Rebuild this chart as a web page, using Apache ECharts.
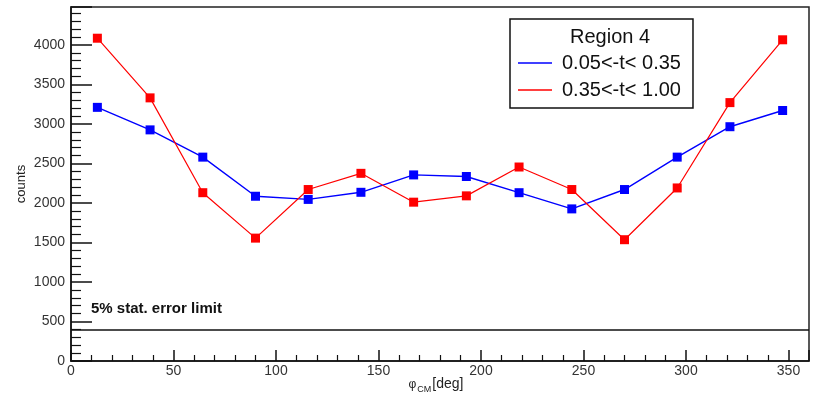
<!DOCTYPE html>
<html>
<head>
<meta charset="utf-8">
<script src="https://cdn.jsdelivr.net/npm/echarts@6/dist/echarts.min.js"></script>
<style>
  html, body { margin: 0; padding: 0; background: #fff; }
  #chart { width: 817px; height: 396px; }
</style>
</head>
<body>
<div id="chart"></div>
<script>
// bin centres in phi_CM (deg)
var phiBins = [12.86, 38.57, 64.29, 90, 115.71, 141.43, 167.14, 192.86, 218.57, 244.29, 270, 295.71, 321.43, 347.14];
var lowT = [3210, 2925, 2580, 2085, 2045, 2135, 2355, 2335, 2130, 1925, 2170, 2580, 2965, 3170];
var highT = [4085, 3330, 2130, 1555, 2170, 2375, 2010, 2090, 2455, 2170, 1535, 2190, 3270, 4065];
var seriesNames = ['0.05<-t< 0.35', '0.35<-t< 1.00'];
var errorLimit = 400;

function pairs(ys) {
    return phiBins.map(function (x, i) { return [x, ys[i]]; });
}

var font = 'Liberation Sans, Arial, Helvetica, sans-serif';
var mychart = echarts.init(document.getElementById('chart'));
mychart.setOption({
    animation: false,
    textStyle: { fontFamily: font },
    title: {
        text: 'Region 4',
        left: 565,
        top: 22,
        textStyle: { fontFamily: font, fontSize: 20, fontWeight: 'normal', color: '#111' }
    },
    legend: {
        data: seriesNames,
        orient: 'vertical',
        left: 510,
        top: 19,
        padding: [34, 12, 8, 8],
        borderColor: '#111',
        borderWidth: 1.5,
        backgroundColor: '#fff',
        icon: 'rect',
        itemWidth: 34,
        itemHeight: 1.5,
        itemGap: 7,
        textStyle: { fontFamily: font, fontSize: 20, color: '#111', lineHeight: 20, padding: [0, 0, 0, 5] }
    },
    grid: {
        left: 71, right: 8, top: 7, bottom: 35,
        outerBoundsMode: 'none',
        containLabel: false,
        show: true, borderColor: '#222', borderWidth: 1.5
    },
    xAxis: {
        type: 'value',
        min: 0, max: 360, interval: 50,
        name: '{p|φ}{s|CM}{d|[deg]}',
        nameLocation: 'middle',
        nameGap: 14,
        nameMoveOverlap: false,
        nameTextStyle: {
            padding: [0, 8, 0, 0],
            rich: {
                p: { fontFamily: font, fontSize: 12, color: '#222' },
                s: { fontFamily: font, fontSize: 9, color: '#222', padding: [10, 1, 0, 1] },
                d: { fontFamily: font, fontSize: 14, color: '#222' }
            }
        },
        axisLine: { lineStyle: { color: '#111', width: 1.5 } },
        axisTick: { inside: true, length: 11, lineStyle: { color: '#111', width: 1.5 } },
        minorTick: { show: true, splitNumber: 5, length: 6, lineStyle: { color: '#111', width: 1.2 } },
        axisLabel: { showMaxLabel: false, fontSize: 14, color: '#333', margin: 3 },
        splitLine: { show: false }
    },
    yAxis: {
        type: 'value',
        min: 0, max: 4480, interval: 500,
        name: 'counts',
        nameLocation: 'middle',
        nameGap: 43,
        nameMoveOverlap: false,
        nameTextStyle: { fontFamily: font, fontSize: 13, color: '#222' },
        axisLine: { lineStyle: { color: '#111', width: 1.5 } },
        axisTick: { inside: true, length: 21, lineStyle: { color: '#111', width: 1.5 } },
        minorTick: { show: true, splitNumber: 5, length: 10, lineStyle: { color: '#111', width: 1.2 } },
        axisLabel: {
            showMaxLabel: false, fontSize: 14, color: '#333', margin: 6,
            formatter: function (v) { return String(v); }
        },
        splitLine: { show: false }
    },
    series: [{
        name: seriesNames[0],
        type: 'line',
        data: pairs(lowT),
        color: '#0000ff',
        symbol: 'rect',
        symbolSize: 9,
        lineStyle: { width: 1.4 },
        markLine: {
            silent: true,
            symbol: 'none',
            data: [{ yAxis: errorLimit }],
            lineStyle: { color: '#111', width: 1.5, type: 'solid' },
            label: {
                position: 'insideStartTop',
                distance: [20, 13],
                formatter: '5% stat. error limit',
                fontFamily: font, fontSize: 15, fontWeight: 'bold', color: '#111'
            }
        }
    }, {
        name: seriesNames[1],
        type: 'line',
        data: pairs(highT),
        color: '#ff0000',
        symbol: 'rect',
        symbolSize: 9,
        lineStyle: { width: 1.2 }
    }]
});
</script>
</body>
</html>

# # # #

**Task goal:** Restate the data above word for word. Do not include the images.

**Expected answer:**
Rebuild this chart as a web page, using Apache ECharts.
<!DOCTYPE html>
<html>
<head>
<meta charset="utf-8">
<script src="https://cdn.jsdelivr.net/npm/echarts@6/dist/echarts.min.js"></script>
<style>
  html, body { margin: 0; padding: 0; background: #fff; }
  #chart { width: 817px; height: 396px; }
</style>
</head>
<body>
<div id="chart"></div>
<script>
// bin centres in phi_CM (deg)
var phiBins = [12.86, 38.57, 64.29, 90, 115.71, 141.43, 167.14, 192.86, 218.57, 244.29, 270, 295.71, 321.43, 347.14];
var lowT = [3210, 2925, 2580, 2085, 2045, 2135, 2355, 2335, 2130, 1925, 2170, 2580, 2965, 3170];
var highT = [4085, 3330, 2130, 1555, 2170, 2375, 2010, 2090, 2455, 2170, 1535, 2190, 3270, 4065];
var seriesNames = ['0.05<-t< 0.35', '0.35<-t< 1.00'];
var errorLimit = 400;

function pairs(ys) {
    return phiBins.map(function (x, i) { return [x, ys[i]]; });
}

var font = 'Liberation Sans, Arial, Helvetica, sans-serif';
var mychart = echarts.init(document.getElementById('chart'));
mychart.setOption({
    animation: false,
    textStyle: { fontFamily: font },
    title: {
        text: 'Region 4',
        left: 565,
        top: 22,
        textStyle: { fontFamily: font, fontSize: 20, fontWeight: 'normal', color: '#111' }
    },
    legend: {
        data: seriesNames,
        orient: 'vertical',
        left: 510,
        top: 19,
        padding: [34, 12, 8, 8],
        borderColor: '#111',
        borderWidth: 1.5,
        backgroundColor: '#fff',
        icon: 'rect',
        itemWidth: 34,
        itemHeight: 1.5,
        itemGap: 7,
        textStyle: { fontFamily: font, fontSize: 20, color: '#111', lineHeight: 20, padding: [0, 0, 0, 5] }
    },
    grid: {
        left: 71, right: 8, top: 7, bottom: 35,
        outerBoundsMode: 'none',
        containLabel: false,
        show: true, borderColor: '#222', borderWidth: 1.5
    },
    xAxis: {
        type: 'value',
        min: 0, max: 360, interval: 50,
        name: '{p|φ}{s|CM}{d|[deg]}',
        nameLocation: 'middle',
        nameGap: 14,
        nameMoveOverlap: false,
        nameTextStyle: {
            padding: [0, 8, 0, 0],
            rich: {
                p: { fontFamily: font, fontSize: 12, color: '#222' },
                s: { fontFamily: font, fontSize: 9, color: '#222', padding: [10, 1, 0, 1] },
                d: { fontFamily: font, fontSize: 14, color: '#222' }
            }
        },
        axisLine: { lineStyle: { color: '#111', width: 1.5 } },
        axisTick: { inside: true, length: 11, lineStyle: { color: '#111', width: 1.5 } },
        minorTick: { show: true, splitNumber: 5, length: 6, lineStyle: { color: '#111', width: 1.2 } },
        axisLabel: { showMaxLabel: false, fontSize: 14, color: '#333', margin: 3 },
        splitLine: { show: false }
    },
    yAxis: {
        type: 'value',
        min: 0, max: 4480, interval: 500,
        name: 'counts',
        nameLocation: 'middle',
        nameGap: 43,
        nameMoveOverlap: false,
        nameTextStyle: { fontFamily: font, fontSize: 13, color: '#222' },
        axisLine: { lineStyle: { color: '#111', width: 1.5 } },
        axisTick: { inside: true, length: 21, lineStyle: { color: '#111', width: 1.5 } },
        minorTick: { show: true, splitNumber: 5, length: 10, lineStyle: { color: '#111', width: 1.2 } },
        axisLabel: {
            showMaxLabel: false, fontSize: 14, color: '#333', margin: 6,
            formatter: function (v) { return String(v); }
        },
        splitLine: { show: false }
    },
    series: [{
        name: seriesNames[0],
        type: 'line',
        data: pairs(lowT),
        color: '#0000ff',
        symbol: 'rect',
        symbolSize: 9,
        lineStyle: { width: 1.4 },
        markLine: {
            silent: true,
            symbol: 'none',
            data: [{ yAxis: errorLimit }],
            lineStyle: { color: '#111', width: 1.5, type: 'solid' },
            label: {
                position: 'insideStartTop',
                distance: [20, 13],
                formatter: '5% stat. error limit',
                fontFamily: font, fontSize: 15, fontWeight: 'bold', color: '#111'
            }
        }
    }, {
        name: seriesNames[1],
        type: 'line',
        data: pairs(highT),
        color: '#ff0000',
        symbol: 'rect',
        symbolSize: 9,
        lineStyle: { width: 1.2 }
    }]
});
</script>
</body>
</html>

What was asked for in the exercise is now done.